1. This information is misleading, given that the comparisons don’t account for differences in average age, income, education, racial composition, nor health status. Merely comparing average disbursement between Medicare enrollees in non-CON states and CON states is misleading information.

2. Those aforementioned factors are likely important, because allowable charges by Medicare are the same across states. So if the income, age, education, etc. of seniors in CON and Non-CON states would be the same, one would observe the same disbursement rates across these two types of states. This is why point 1 (above) is important.

3. Moreover, the socioeconomic difference among states matter in this analysis. The percent of non-Hispanic white population is much higher in non-CON states. CON states tended to have more minorities, esp. blacks.

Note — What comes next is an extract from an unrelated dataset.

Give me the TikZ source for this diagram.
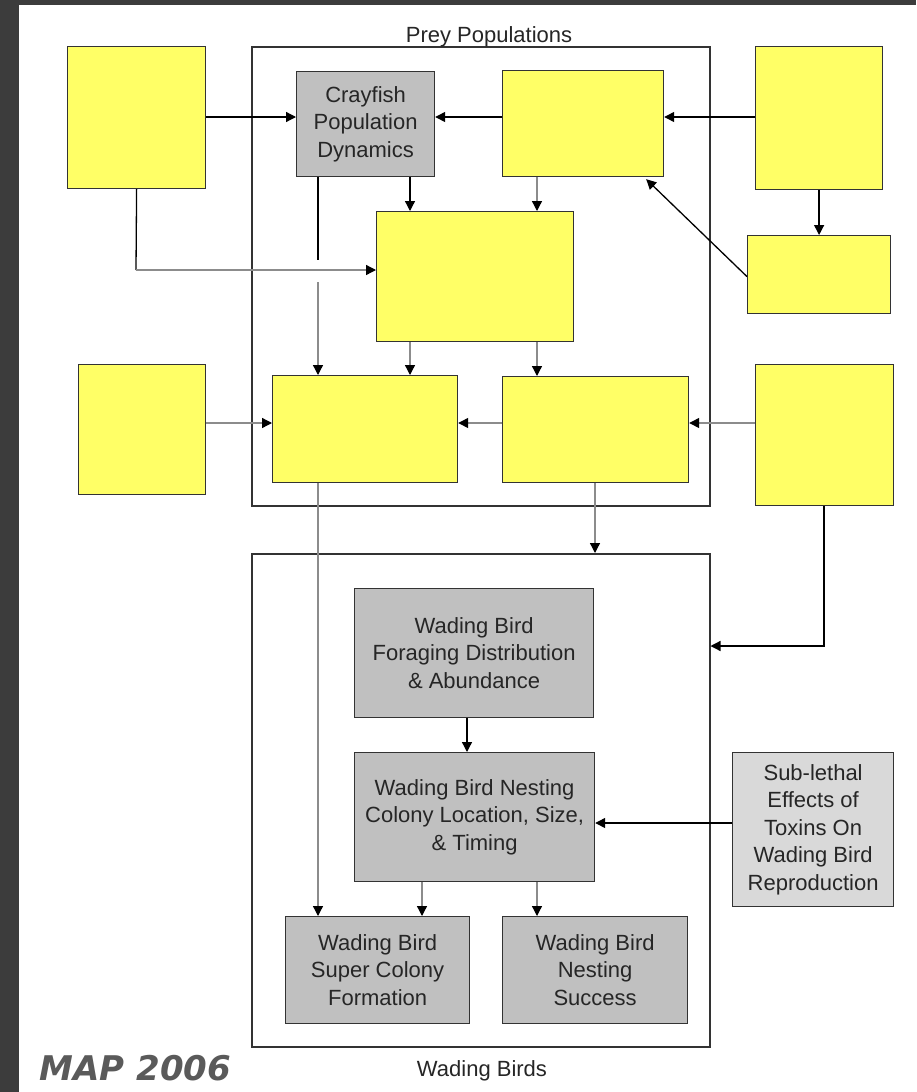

Also higher unemployment in CON states, which may result in higher demand for care, because lower socioeconomic status patients tend to be sicker. Also, Medicare specifically pays higher rates to Disproportionate Share Hospitals – facilities that serve an overwhelming majority of uninsured and Medicaid patients. This factor could also explain difference disbursement averages across states.

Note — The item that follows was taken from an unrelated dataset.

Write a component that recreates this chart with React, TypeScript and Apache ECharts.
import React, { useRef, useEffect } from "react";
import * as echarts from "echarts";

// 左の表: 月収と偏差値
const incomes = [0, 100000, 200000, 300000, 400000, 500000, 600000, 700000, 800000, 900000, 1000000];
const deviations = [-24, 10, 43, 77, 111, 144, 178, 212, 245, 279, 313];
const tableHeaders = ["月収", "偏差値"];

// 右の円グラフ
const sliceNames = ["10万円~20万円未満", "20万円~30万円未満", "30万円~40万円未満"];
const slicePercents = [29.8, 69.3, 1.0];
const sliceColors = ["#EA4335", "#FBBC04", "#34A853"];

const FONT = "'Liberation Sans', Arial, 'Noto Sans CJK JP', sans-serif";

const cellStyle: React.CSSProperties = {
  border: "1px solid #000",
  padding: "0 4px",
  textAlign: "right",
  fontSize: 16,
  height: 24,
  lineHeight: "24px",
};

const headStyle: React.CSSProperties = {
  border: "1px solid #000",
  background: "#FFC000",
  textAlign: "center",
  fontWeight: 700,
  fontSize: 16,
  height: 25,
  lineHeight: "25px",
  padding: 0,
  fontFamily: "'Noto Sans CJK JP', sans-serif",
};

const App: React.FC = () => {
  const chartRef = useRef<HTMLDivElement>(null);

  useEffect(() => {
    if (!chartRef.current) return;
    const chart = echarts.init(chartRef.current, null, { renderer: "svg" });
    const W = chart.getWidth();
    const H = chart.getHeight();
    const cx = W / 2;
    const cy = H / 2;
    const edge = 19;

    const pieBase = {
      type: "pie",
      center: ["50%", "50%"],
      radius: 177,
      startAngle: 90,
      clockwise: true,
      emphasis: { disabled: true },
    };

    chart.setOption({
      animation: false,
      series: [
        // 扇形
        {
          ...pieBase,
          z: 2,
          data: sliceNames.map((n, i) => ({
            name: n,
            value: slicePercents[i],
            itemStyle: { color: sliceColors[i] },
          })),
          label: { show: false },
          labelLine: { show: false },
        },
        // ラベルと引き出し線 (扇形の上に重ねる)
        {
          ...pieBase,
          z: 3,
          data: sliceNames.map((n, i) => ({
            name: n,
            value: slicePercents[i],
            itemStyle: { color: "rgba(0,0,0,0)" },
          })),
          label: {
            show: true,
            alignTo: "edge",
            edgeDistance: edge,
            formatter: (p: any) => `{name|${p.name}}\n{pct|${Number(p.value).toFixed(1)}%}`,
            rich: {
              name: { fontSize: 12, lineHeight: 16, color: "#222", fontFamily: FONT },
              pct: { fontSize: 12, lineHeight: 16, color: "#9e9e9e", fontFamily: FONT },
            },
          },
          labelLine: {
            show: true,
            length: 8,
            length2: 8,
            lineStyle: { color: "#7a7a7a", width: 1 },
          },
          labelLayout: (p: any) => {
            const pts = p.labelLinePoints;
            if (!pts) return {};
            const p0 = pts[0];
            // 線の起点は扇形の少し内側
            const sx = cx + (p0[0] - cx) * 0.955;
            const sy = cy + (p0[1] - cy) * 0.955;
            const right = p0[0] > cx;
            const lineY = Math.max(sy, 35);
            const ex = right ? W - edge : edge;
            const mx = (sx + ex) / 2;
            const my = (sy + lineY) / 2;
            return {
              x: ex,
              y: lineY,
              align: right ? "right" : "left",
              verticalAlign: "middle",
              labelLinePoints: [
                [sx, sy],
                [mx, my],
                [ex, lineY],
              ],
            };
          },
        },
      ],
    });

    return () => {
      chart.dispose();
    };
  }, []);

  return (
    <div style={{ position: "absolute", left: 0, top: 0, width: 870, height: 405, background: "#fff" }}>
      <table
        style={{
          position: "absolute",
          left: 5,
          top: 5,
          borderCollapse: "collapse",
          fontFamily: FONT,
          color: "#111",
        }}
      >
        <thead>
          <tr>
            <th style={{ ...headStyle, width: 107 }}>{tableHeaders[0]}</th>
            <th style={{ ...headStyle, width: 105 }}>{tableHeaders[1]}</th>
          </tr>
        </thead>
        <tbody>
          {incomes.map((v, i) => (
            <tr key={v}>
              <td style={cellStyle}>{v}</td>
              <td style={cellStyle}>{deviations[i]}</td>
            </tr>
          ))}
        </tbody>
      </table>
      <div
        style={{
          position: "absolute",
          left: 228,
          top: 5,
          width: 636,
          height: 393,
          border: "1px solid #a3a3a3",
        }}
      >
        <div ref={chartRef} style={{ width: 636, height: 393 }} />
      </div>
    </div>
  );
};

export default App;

4. The study is cherry picking, by selecting only a handful of CON vs. Non-CON states. While it might be OK to compare only states in the South, it is not clear why this study includes IL, OH, NM, and IN, which are clearly not in the South and differ from NC.

5. The states listed are very heterogeneous with respect to the number of CON regulations. Within CON states included NC has 25 different CON regulations while OK has only four.

6. Importantly, this chart does not correctly classify CON vs Non-CON states. Five of the seven listed non-CON states are in fact CON states with varying regulations. For example, IL is listed as being a non-CON states but IL has 14 CON regulations. FL is listed as being a non-CON state, but has 11 CON regulations.